A Table Before Me
I am choosing easy right now—paper plates and relationships that feel uncomplicated. A few nights ago, I was thinking about what I wanted and why. I thought, “it feels easier” and by the grace of God I knew that was a good reason.
I don’t want to be those people. People who spend too much money on themselves, and don’t care about the suffering around them. People who never seem bothered, alarmed or concerned. I look at their easy life and do not see good fruit.
For so long, I didn’t choose easy because I was worried I would become those people, despite all evidence to the contrary. For too long, I believed that easy meant selfish. That to follow Jesus was not just to sacrifice but to suffer. That if life wasn’t hard, it wasn’t right. That if a theological belief felt challenging it was automatically true. That if things felt too comfortable I wasn’t carrying enough.
In this season, the easy seems unshakeable. These things I have wanted, and come to find out, needed are trickling in. It feels like I am at a ten course dinner being served plate after plate of things that feel much too easy.
And it makes me feel a lot of things. So many things that I can’t reject these courses outright. I am supposed to stay seated. This meal is for me. The ease I feel in sitting and receiving is OK.

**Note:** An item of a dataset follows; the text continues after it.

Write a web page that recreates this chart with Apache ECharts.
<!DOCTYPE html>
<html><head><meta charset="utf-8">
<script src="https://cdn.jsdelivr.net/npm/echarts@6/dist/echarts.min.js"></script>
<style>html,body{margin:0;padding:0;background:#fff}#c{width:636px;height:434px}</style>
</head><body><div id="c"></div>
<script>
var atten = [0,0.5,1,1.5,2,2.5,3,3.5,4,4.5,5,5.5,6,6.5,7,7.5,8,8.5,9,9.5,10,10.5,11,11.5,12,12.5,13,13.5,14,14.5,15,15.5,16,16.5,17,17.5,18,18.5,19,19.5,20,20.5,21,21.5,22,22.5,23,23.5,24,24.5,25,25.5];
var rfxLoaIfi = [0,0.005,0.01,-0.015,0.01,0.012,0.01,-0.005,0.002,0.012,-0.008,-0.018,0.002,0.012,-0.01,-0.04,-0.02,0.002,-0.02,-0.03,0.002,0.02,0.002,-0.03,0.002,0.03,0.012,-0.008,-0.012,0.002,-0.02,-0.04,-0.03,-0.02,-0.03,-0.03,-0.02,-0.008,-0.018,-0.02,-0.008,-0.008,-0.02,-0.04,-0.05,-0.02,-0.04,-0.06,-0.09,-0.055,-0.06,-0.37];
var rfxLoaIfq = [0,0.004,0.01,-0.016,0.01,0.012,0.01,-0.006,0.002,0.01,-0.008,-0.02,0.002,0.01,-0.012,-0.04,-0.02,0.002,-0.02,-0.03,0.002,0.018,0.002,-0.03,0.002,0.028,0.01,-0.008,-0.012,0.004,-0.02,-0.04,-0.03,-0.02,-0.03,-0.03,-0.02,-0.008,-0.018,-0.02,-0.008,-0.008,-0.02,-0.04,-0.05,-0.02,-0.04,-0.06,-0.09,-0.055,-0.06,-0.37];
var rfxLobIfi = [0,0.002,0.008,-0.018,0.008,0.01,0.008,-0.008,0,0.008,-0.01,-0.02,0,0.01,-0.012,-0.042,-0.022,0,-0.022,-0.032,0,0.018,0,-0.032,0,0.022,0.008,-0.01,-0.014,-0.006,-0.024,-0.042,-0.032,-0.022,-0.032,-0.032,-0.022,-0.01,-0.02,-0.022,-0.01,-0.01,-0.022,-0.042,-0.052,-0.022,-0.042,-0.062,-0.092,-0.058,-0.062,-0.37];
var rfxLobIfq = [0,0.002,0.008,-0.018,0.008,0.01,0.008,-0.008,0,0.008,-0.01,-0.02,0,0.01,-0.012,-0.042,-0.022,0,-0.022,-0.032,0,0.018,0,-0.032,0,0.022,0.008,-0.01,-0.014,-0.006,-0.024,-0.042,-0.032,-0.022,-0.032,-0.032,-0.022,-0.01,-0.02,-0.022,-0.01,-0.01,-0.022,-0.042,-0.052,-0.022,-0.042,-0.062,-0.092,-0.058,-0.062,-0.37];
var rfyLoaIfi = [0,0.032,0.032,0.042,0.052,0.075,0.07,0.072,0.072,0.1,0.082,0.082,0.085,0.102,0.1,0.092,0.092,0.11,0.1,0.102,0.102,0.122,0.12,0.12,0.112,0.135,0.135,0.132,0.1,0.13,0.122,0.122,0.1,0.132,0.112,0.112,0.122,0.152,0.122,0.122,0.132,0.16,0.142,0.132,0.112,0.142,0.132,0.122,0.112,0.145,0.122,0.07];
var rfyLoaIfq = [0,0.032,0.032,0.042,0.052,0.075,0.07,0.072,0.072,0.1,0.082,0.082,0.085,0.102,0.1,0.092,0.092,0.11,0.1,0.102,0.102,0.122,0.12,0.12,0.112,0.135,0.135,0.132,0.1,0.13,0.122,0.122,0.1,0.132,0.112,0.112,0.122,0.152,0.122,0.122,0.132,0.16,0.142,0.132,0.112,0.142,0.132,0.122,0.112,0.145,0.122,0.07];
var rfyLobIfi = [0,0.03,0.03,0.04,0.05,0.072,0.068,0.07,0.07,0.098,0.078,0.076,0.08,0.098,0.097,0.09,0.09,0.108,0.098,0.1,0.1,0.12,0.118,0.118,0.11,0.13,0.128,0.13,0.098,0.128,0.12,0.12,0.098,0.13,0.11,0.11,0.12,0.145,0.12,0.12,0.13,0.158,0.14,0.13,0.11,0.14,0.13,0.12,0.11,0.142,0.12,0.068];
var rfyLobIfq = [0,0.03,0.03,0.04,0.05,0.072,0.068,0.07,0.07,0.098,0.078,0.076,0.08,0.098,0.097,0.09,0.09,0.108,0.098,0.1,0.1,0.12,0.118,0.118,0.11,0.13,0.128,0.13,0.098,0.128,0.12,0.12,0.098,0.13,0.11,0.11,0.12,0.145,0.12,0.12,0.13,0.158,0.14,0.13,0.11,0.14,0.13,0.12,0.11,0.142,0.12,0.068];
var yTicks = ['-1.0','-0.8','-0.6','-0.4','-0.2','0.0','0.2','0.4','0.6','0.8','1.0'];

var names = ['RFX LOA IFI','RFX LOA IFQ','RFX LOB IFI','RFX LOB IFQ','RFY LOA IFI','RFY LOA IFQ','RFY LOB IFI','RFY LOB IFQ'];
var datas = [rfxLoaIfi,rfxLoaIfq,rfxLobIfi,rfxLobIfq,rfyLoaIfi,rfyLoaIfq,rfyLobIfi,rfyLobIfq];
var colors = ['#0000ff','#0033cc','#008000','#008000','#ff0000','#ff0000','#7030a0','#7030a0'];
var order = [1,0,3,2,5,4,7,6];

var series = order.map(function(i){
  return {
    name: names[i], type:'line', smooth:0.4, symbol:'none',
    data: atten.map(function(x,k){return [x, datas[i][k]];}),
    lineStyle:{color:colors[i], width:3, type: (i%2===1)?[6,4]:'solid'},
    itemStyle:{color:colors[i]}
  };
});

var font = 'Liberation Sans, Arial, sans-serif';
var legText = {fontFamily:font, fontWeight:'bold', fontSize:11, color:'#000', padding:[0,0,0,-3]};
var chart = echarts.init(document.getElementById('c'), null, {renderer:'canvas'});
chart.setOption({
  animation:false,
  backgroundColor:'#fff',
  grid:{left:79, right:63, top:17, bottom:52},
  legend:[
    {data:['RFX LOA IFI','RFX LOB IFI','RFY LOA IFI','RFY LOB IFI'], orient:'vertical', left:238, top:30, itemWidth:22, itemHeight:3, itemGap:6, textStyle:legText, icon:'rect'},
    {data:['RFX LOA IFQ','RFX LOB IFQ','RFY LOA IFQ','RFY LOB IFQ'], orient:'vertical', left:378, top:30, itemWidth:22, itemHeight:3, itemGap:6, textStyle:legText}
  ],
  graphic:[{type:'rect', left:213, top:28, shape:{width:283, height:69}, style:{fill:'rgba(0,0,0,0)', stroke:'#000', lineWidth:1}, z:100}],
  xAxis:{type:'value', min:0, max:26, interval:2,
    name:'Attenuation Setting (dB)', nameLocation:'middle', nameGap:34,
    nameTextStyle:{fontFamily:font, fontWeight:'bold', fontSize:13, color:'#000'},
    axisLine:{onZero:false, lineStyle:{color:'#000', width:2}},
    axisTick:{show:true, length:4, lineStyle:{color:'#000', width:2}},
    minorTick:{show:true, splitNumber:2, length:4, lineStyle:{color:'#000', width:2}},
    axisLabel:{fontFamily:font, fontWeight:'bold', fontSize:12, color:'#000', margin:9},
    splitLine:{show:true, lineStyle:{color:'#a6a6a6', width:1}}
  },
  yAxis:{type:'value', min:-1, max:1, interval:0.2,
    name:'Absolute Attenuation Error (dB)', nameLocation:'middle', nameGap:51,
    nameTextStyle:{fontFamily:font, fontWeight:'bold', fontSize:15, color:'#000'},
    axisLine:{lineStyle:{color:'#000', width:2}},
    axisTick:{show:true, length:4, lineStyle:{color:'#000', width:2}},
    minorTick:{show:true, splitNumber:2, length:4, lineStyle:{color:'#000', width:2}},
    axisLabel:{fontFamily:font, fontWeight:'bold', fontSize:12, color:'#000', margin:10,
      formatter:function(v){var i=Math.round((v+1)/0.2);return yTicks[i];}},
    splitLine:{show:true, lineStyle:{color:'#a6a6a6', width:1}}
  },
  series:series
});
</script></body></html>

So I am sitting—wondering if an easy life might give me more room to love people, to sacrifice for my neighbor. Could looking for a daily life that isn’t constant work and pain actually make it possible for me to be a fuller version of myself. In that fullness, could I become a better servant?
I am contemplating if suffering because we are “supposed to” is actually about as useful as a clanging gong. If I shy away from “easy” because I really believe suffering is a prerequisite for following Christ or if my choosing “hard” is an empty religious fallacy?
Maybe this week we can choose easy together. Maybe we can choose things that make our days lighter. Maybe we can be humble enough to trust that our job is to show up in our limited humanity. Maybe we can remember, or see for the first time, that our brokenness is welcomed but not required.